- Directed by: Paul Dickson
- Written by: Brian Clemens
- Produced by: Edward J. Danziger; Harry Lee Danziger;
- Starring: Anne Heywood; Robert Arden;
- Cinematography: James Wilson (as Jimmy Wilson)
- Edited by: Vera Campbell
- Music by: Albert Elms
- Release date: 1957;
- Running time: 70 minutes
- Country: United Kingdom
- Language: English

= The Depraved (1957 film) =

1957 British film by Paul Dickson

The Depraved is a 1957 British second feature ('B') crime film directed by Paul Dickson and starring Anne Haywood and Robert Arden. It was written by Brian Clemens and produced by The Danzigers.

==Plot==
US army captain Dave Dillon is stationed at an American base in the British countryside. When heading back one night, his jeep breaks down and he is forced to ask for help at a secluded mansion, Croft House. There live the Wiltons: a lonely, harassed woman, Laura, who is married to drunken, abusive Tom. Tom has recently fired all the house servants including the Italian chauffeur Tonio.

Dave is let in but as he is about to phone the base for help, Tom inadvertently fuses the house lights. Dave fixes the fusebox, and when the lights come back on Laura realises Tom has given himself an electric shock, disappointingly for her, rendering him only unconscious not dead. Dave helps Tom to bed. At the door Laura offers that Dave should borrow her car and return it the next day. She also asks Dave to post a letter for her.

Before he posts it at base camp, Dave glances at the address, and we see the letter is addressed to "Tonio Rossi Esq", care of an employment agency. Next evening Dave returns to bring back Laura's car. Tom draws Dave into an argument, suggesting that Dave's wartime experiences in Italy have turned him into a murderous animal, and pulls a gun on him to demonstrate his theory. Dave leaves angry, but contrives to return another day to see Laura with a party invitation. The commanding officer has decided to hold a party at the officers club for the local villagers.

Dave and Laura soon begin an affair. When Laura floats an idea that Dillon could murder her husband and they both could be rich, Dillon walks out on her. But he soon visits the house again with a plan to kill Tom on the night of the party, and make it look the result of his drunk driving. Tom is murdered, and he and his car dumped in the river. The body is discovered by a passing local next morning, and an investigation begun. A local policeman, Inspector Flynn, is suspicious, and the plan soon unravels as both Dave and Laura have made mistakes and Laura's car has been spotted by an AWOL soldier returning from a date. Dave is enraged when he finds Laura is already planning to claim the insurance on Tom. Dave's superior and long-time friend, Major Kellaway, visits the house and finds Laura and Tonio together. Laura tells the major that Dave did know Tom, which Dave had previously denied, and had a gambling debt with him. Dave immediately becomes the prime suspect in the murder. When he is told that he is confined to base, Dave assaults Kellaway, takes a jeep, and returns to Croft House. Dave confronts Laura, realising that she is leaving the country.

==Cast==
- Anne Heywood as Laura Wilton
- Robert Arden as Dave Dillon
- Carroll Levis as Major Kellaway
- Basil Dignam as Tom Wilton
- Denis Shaw as Inspector Flynn
- Robert Ayres as Colonel-in-chief
- Garry Thorne as Kaufmann (as Gary Thorne)
- Hal Osmond as barman
- Gil Winfield as Sergeant U.S. Army

==Production==
Anne Heywood had worked with Carroll Levis for a number of years on stage.
==Critical reception==
Monthly Film Bulletin said "It is sad to find this low standard thriller, with its generally shoddy production, attributed to Paul Dickson. The principal performances are notably poor."

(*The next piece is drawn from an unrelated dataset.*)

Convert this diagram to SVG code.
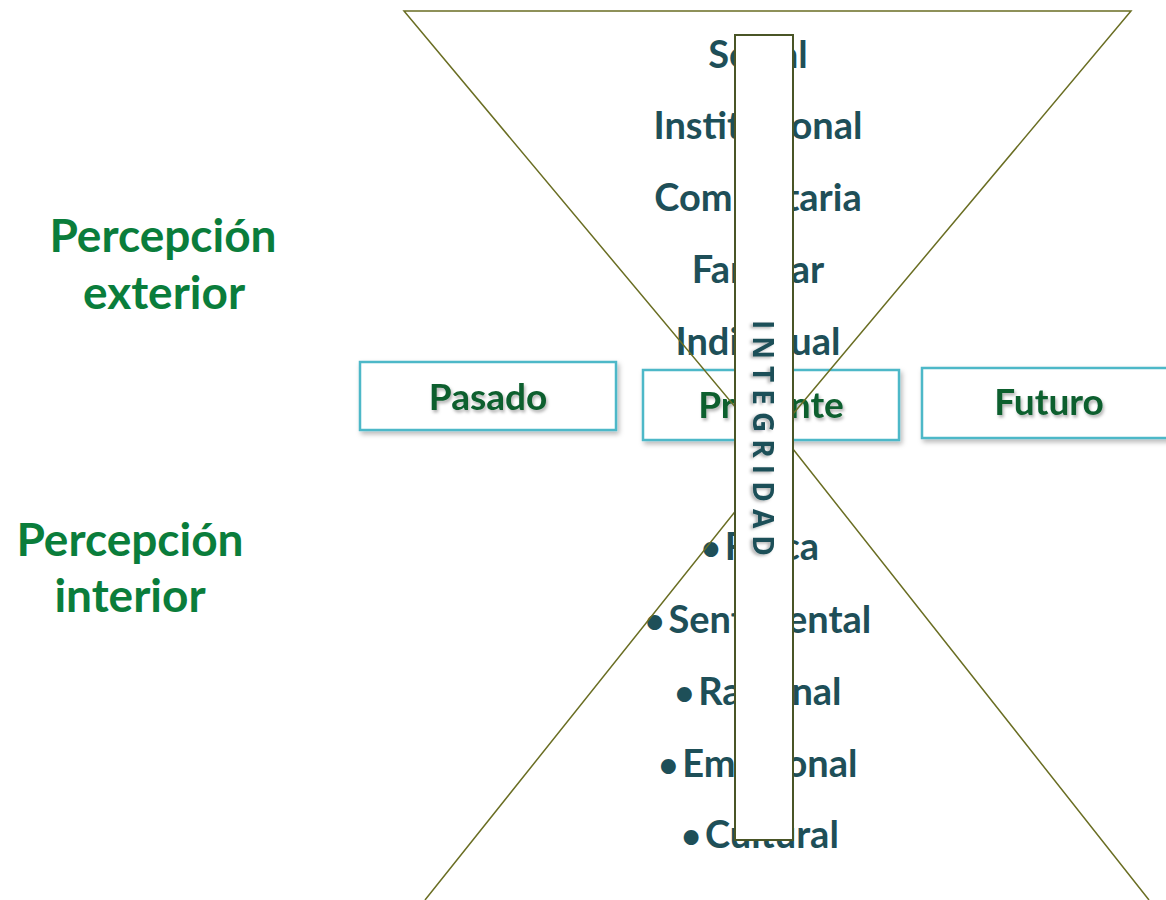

In British Sound Films: The Studio Years 1928–1959 David Quinlan rated the film as "poor", writing: "Very poor. Said one critic: 'The script does not call for good acting and it doesn't get it.' "

Leslie Halliwell said: "Shades of Double Indemnity, but only shades."

TV Guide wrote, "the title promises something more lurid than another B murder-mystery with an American leading man, but that's all this is."